● **Set exercise**:
Your task is to repeat the lines below exactly, excluding any pictures they contain.

'''

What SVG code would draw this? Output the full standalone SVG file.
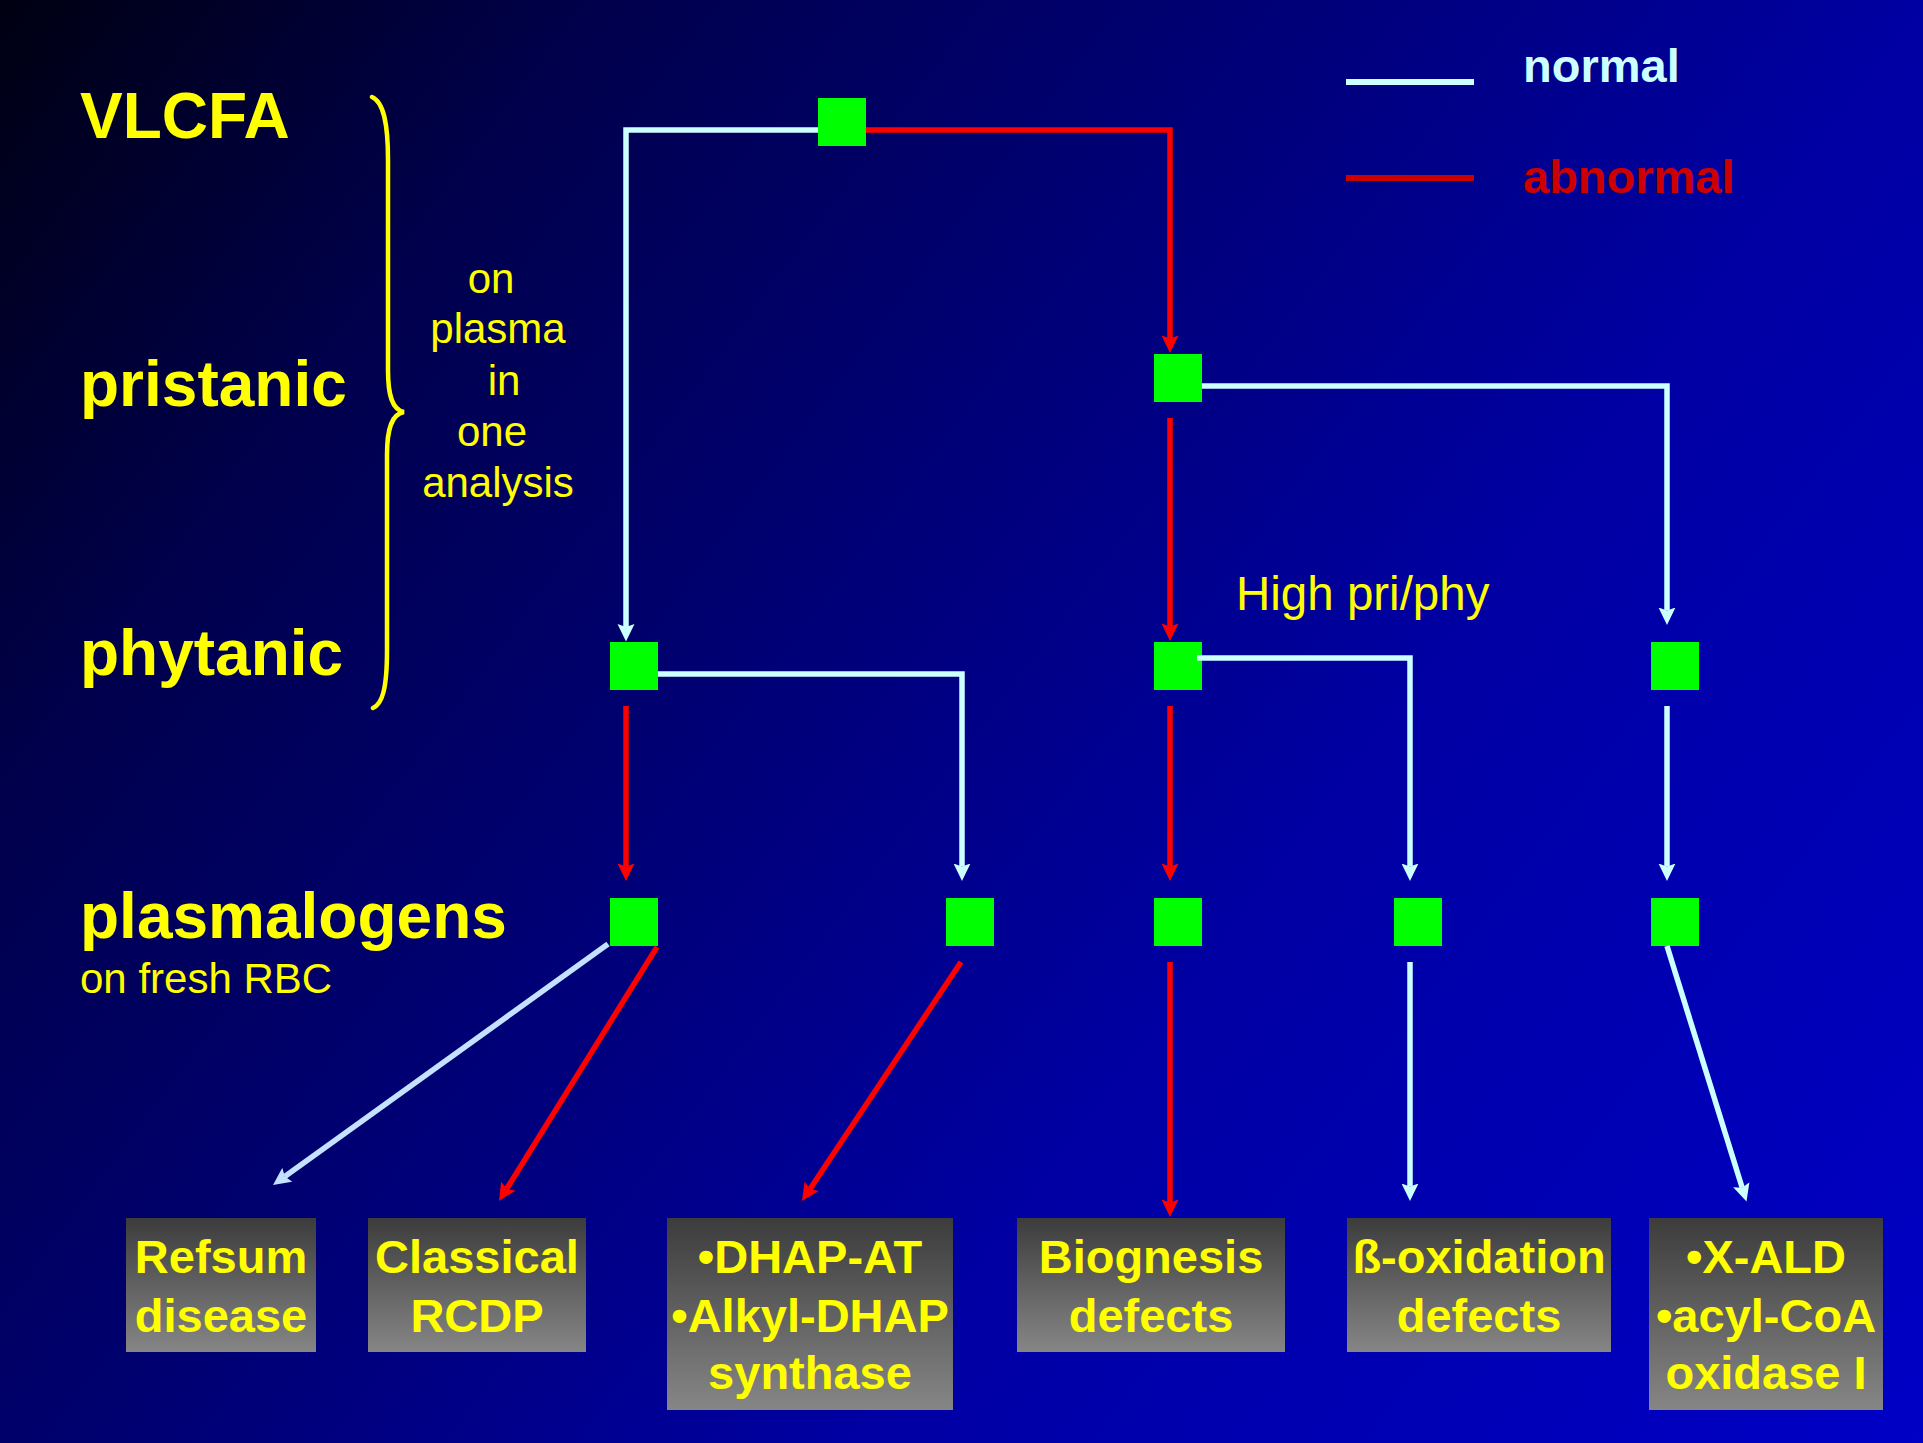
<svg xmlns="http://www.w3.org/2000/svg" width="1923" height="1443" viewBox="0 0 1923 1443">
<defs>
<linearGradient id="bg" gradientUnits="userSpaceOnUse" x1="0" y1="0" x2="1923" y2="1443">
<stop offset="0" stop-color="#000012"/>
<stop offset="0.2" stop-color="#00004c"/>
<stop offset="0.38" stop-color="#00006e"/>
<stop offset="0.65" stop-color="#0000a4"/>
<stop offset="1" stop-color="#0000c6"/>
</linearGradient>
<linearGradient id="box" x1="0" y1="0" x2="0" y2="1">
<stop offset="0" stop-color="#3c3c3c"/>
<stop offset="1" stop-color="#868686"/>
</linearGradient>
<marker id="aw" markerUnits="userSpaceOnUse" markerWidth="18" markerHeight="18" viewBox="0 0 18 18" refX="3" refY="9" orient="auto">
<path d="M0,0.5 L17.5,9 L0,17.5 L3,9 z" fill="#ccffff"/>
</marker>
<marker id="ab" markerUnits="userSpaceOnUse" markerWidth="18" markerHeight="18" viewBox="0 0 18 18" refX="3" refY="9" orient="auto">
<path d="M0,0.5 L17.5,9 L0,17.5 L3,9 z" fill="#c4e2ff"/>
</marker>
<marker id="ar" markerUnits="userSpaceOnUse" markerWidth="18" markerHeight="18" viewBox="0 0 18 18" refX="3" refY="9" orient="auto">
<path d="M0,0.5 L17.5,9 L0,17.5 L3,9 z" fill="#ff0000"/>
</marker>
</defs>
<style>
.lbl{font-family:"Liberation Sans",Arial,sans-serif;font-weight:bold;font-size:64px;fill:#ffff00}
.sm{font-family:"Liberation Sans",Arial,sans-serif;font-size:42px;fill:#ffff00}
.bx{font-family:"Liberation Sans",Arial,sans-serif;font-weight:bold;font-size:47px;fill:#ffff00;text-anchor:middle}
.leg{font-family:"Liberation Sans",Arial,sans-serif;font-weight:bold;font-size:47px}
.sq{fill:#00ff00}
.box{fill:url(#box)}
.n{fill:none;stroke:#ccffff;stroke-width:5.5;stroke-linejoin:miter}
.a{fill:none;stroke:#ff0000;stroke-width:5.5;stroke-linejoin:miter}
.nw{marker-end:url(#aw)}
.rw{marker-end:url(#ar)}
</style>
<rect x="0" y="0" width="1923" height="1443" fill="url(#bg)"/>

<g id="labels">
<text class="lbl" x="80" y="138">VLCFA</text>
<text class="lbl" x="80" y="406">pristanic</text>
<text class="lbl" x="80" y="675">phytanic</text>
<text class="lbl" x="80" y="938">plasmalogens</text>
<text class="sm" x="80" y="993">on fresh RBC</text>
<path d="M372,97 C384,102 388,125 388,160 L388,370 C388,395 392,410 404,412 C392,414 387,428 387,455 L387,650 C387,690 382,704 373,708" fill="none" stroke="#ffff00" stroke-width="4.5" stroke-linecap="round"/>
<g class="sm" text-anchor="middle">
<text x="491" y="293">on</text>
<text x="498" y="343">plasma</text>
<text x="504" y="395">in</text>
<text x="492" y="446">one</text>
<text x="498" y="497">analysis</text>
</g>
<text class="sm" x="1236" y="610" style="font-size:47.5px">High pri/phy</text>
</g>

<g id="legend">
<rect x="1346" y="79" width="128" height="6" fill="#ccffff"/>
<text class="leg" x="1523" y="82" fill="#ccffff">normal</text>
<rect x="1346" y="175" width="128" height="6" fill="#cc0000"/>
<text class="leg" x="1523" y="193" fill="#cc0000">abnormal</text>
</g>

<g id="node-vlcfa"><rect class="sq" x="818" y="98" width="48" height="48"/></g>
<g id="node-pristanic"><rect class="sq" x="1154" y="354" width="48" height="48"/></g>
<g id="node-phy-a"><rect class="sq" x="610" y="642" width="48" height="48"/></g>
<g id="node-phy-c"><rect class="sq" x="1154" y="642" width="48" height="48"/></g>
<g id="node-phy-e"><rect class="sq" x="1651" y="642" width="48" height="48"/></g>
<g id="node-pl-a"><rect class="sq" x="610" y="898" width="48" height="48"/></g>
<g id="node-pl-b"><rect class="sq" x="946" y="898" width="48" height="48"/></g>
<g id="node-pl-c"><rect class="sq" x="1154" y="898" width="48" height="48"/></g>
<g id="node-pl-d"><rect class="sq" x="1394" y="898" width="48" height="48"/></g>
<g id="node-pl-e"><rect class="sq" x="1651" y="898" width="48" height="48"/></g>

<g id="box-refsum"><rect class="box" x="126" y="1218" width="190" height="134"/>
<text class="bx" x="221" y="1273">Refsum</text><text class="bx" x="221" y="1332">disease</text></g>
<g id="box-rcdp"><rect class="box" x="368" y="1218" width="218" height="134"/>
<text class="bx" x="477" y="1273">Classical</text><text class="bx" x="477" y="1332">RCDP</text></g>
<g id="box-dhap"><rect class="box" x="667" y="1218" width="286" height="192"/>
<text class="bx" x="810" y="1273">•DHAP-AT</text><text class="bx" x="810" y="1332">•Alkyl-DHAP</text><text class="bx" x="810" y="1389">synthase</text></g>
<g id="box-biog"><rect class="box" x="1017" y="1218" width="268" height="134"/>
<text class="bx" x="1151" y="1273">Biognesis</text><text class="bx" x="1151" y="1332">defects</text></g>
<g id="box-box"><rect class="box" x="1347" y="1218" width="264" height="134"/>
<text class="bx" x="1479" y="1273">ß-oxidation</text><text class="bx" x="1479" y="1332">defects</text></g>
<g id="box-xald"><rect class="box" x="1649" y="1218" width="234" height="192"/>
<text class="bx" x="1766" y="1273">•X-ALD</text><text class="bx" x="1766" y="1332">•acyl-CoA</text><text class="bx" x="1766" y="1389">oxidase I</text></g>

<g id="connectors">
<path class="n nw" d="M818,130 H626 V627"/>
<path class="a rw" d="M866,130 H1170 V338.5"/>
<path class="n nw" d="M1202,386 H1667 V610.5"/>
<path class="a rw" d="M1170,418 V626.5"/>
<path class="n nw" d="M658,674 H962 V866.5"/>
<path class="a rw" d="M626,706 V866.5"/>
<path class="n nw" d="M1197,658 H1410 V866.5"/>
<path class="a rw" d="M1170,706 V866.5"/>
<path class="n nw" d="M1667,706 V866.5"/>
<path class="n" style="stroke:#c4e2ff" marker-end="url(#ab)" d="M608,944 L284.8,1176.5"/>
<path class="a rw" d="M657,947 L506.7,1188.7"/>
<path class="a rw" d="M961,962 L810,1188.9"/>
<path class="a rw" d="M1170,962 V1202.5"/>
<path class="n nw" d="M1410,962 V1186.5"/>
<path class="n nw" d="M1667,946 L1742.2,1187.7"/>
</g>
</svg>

'''

● **Exercise output**:
What SVG code would draw this? Output the full standalone SVG file.
<svg xmlns="http://www.w3.org/2000/svg" width="1923" height="1443" viewBox="0 0 1923 1443">
<defs>
<linearGradient id="bg" gradientUnits="userSpaceOnUse" x1="0" y1="0" x2="1923" y2="1443">
<stop offset="0" stop-color="#000012"/>
<stop offset="0.2" stop-color="#00004c"/>
<stop offset="0.38" stop-color="#00006e"/>
<stop offset="0.65" stop-color="#0000a4"/>
<stop offset="1" stop-color="#0000c6"/>
</linearGradient>
<linearGradient id="box" x1="0" y1="0" x2="0" y2="1">
<stop offset="0" stop-color="#3c3c3c"/>
<stop offset="1" stop-color="#868686"/>
</linearGradient>
<marker id="aw" markerUnits="userSpaceOnUse" markerWidth="18" markerHeight="18" viewBox="0 0 18 18" refX="3" refY="9" orient="auto">
<path d="M0,0.5 L17.5,9 L0,17.5 L3,9 z" fill="#ccffff"/>
</marker>
<marker id="ab" markerUnits="userSpaceOnUse" markerWidth="18" markerHeight="18" viewBox="0 0 18 18" refX="3" refY="9" orient="auto">
<path d="M0,0.5 L17.5,9 L0,17.5 L3,9 z" fill="#c4e2ff"/>
</marker>
<marker id="ar" markerUnits="userSpaceOnUse" markerWidth="18" markerHeight="18" viewBox="0 0 18 18" refX="3" refY="9" orient="auto">
<path d="M0,0.5 L17.5,9 L0,17.5 L3,9 z" fill="#ff0000"/>
</marker>
</defs>
<style>
.lbl{font-family:"Liberation Sans",Arial,sans-serif;font-weight:bold;font-size:64px;fill:#ffff00}
.sm{font-family:"Liberation Sans",Arial,sans-serif;font-size:42px;fill:#ffff00}
.bx{font-family:"Liberation Sans",Arial,sans-serif;font-weight:bold;font-size:47px;fill:#ffff00;text-anchor:middle}
.leg{font-family:"Liberation Sans",Arial,sans-serif;font-weight:bold;font-size:47px}
.sq{fill:#00ff00}
.box{fill:url(#box)}
.n{fill:none;stroke:#ccffff;stroke-width:5.5;stroke-linejoin:miter}
.a{fill:none;stroke:#ff0000;stroke-width:5.5;stroke-linejoin:miter}
.nw{marker-end:url(#aw)}
.rw{marker-end:url(#ar)}
</style>
<rect x="0" y="0" width="1923" height="1443" fill="url(#bg)"/>

<g id="labels">
<text class="lbl" x="80" y="138">VLCFA</text>
<text class="lbl" x="80" y="406">pristanic</text>
<text class="lbl" x="80" y="675">phytanic</text>
<text class="lbl" x="80" y="938">plasmalogens</text>
<text class="sm" x="80" y="993">on fresh RBC</text>
<path d="M372,97 C384,102 388,125 388,160 L388,370 C388,395 392,410 404,412 C392,414 387,428 387,455 L387,650 C387,690 382,704 373,708" fill="none" stroke="#ffff00" stroke-width="4.5" stroke-linecap="round"/>
<g class="sm" text-anchor="middle">
<text x="491" y="293">on</text>
<text x="498" y="343">plasma</text>
<text x="504" y="395">in</text>
<text x="492" y="446">one</text>
<text x="498" y="497">analysis</text>
</g>
<text class="sm" x="1236" y="610" style="font-size:47.5px">High pri/phy</text>
</g>

<g id="legend">
<rect x="1346" y="79" width="128" height="6" fill="#ccffff"/>
<text class="leg" x="1523" y="82" fill="#ccffff">normal</text>
<rect x="1346" y="175" width="128" height="6" fill="#cc0000"/>
<text class="leg" x="1523" y="193" fill="#cc0000">abnormal</text>
</g>

<g id="node-vlcfa"><rect class="sq" x="818" y="98" width="48" height="48"/></g>
<g id="node-pristanic"><rect class="sq" x="1154" y="354" width="48" height="48"/></g>
<g id="node-phy-a"><rect class="sq" x="610" y="642" width="48" height="48"/></g>
<g id="node-phy-c"><rect class="sq" x="1154" y="642" width="48" height="48"/></g>
<g id="node-phy-e"><rect class="sq" x="1651" y="642" width="48" height="48"/></g>
<g id="node-pl-a"><rect class="sq" x="610" y="898" width="48" height="48"/></g>
<g id="node-pl-b"><rect class="sq" x="946" y="898" width="48" height="48"/></g>
<g id="node-pl-c"><rect class="sq" x="1154" y="898" width="48" height="48"/></g>
<g id="node-pl-d"><rect class="sq" x="1394" y="898" width="48" height="48"/></g>
<g id="node-pl-e"><rect class="sq" x="1651" y="898" width="48" height="48"/></g>

<g id="box-refsum"><rect class="box" x="126" y="1218" width="190" height="134"/>
<text class="bx" x="221" y="1273">Refsum</text><text class="bx" x="221" y="1332">disease</text></g>
<g id="box-rcdp"><rect class="box" x="368" y="1218" width="218" height="134"/>
<text class="bx" x="477" y="1273">Classical</text><text class="bx" x="477" y="1332">RCDP</text></g>
<g id="box-dhap"><rect class="box" x="667" y="1218" width="286" height="192"/>
<text class="bx" x="810" y="1273">•DHAP-AT</text><text class="bx" x="810" y="1332">•Alkyl-DHAP</text><text class="bx" x="810" y="1389">synthase</text></g>
<g id="box-biog"><rect class="box" x="1017" y="1218" width="268" height="134"/>
<text class="bx" x="1151" y="1273">Biognesis</text><text class="bx" x="1151" y="1332">defects</text></g>
<g id="box-box"><rect class="box" x="1347" y="1218" width="264" height="134"/>
<text class="bx" x="1479" y="1273">ß-oxidation</text><text class="bx" x="1479" y="1332">defects</text></g>
<g id="box-xald"><rect class="box" x="1649" y="1218" width="234" height="192"/>
<text class="bx" x="1766" y="1273">•X-ALD</text><text class="bx" x="1766" y="1332">•acyl-CoA</text><text class="bx" x="1766" y="1389">oxidase I</text></g>

<g id="connectors">
<path class="n nw" d="M818,130 H626 V627"/>
<path class="a rw" d="M866,130 H1170 V338.5"/>
<path class="n nw" d="M1202,386 H1667 V610.5"/>
<path class="a rw" d="M1170,418 V626.5"/>
<path class="n nw" d="M658,674 H962 V866.5"/>
<path class="a rw" d="M626,706 V866.5"/>
<path class="n nw" d="M1197,658 H1410 V866.5"/>
<path class="a rw" d="M1170,706 V866.5"/>
<path class="n nw" d="M1667,706 V866.5"/>
<path class="n" style="stroke:#c4e2ff" marker-end="url(#ab)" d="M608,944 L284.8,1176.5"/>
<path class="a rw" d="M657,947 L506.7,1188.7"/>
<path class="a rw" d="M961,962 L810,1188.9"/>
<path class="a rw" d="M1170,962 V1202.5"/>
<path class="n nw" d="M1410,962 V1186.5"/>
<path class="n nw" d="M1667,946 L1742.2,1187.7"/>
</g>
</svg>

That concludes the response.